# Start of Data segment
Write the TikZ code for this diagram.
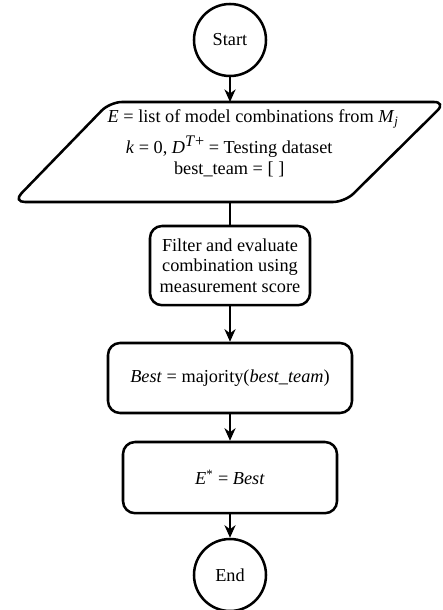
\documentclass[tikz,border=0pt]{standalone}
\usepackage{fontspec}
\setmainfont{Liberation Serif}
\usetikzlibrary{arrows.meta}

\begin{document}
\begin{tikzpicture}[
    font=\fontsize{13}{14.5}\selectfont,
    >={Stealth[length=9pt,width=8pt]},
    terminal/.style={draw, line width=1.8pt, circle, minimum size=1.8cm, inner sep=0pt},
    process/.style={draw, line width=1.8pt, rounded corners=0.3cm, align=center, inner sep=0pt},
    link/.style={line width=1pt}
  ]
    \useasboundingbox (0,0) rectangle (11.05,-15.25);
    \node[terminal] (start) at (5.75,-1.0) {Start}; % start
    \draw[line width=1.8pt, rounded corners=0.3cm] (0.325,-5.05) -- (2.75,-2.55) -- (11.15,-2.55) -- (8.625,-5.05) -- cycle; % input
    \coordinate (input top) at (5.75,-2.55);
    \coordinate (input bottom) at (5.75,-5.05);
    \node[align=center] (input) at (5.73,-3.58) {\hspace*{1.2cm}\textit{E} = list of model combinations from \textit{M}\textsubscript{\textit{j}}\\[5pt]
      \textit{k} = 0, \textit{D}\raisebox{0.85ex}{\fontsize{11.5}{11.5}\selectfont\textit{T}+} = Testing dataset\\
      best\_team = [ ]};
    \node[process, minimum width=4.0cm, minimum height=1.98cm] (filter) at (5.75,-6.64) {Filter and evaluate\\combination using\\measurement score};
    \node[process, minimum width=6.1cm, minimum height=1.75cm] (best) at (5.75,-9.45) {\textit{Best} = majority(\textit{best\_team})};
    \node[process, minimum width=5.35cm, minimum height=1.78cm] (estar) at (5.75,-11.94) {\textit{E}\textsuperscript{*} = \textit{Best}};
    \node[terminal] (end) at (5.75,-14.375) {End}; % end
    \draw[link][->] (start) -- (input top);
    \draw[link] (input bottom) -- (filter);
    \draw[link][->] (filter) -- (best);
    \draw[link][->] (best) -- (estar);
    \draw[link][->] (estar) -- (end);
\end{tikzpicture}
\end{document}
# End of Data segment
● Exercise directions
Reproduce the listing word for word and omit its pictures.

● Full response
Write the TikZ code for this diagram.
\documentclass[tikz,border=0pt]{standalone}
\usepackage{fontspec}
\setmainfont{Liberation Serif}
\usetikzlibrary{arrows.meta}

\begin{document}
\begin{tikzpicture}[
    font=\fontsize{13}{14.5}\selectfont,
    >={Stealth[length=9pt,width=8pt]},
    terminal/.style={draw, line width=1.8pt, circle, minimum size=1.8cm, inner sep=0pt},
    process/.style={draw, line width=1.8pt, rounded corners=0.3cm, align=center, inner sep=0pt},
    link/.style={line width=1pt}
  ]
    \useasboundingbox (0,0) rectangle (11.05,-15.25);
    \node[terminal] (start) at (5.75,-1.0) {Start}; % start
    \draw[line width=1.8pt, rounded corners=0.3cm] (0.325,-5.05) -- (2.75,-2.55) -- (11.15,-2.55) -- (8.625,-5.05) -- cycle; % input
    \coordinate (input top) at (5.75,-2.55);
    \coordinate (input bottom) at (5.75,-5.05);
    \node[align=center] (input) at (5.73,-3.58) {\hspace*{1.2cm}\textit{E} = list of model combinations from \textit{M}\textsubscript{\textit{j}}\\[5pt]
      \textit{k} = 0, \textit{D}\raisebox{0.85ex}{\fontsize{11.5}{11.5}\selectfont\textit{T}+} = Testing dataset\\
      best\_team = [ ]};
    \node[process, minimum width=4.0cm, minimum height=1.98cm] (filter) at (5.75,-6.64) {Filter and evaluate\\combination using\\measurement score};
    \node[process, minimum width=6.1cm, minimum height=1.75cm] (best) at (5.75,-9.45) {\textit{Best} = majority(\textit{best\_team})};
    \node[process, minimum width=5.35cm, minimum height=1.78cm] (estar) at (5.75,-11.94) {\textit{E}\textsuperscript{*} = \textit{Best}};
    \node[terminal] (end) at (5.75,-14.375) {End}; % end
    \draw[link][->] (start) -- (input top);
    \draw[link] (input bottom) -- (filter);
    \draw[link][->] (filter) -- (best);
    \draw[link][->] (best) -- (estar);
    \draw[link][->] (estar) -- (end);
\end{tikzpicture}
\end{document}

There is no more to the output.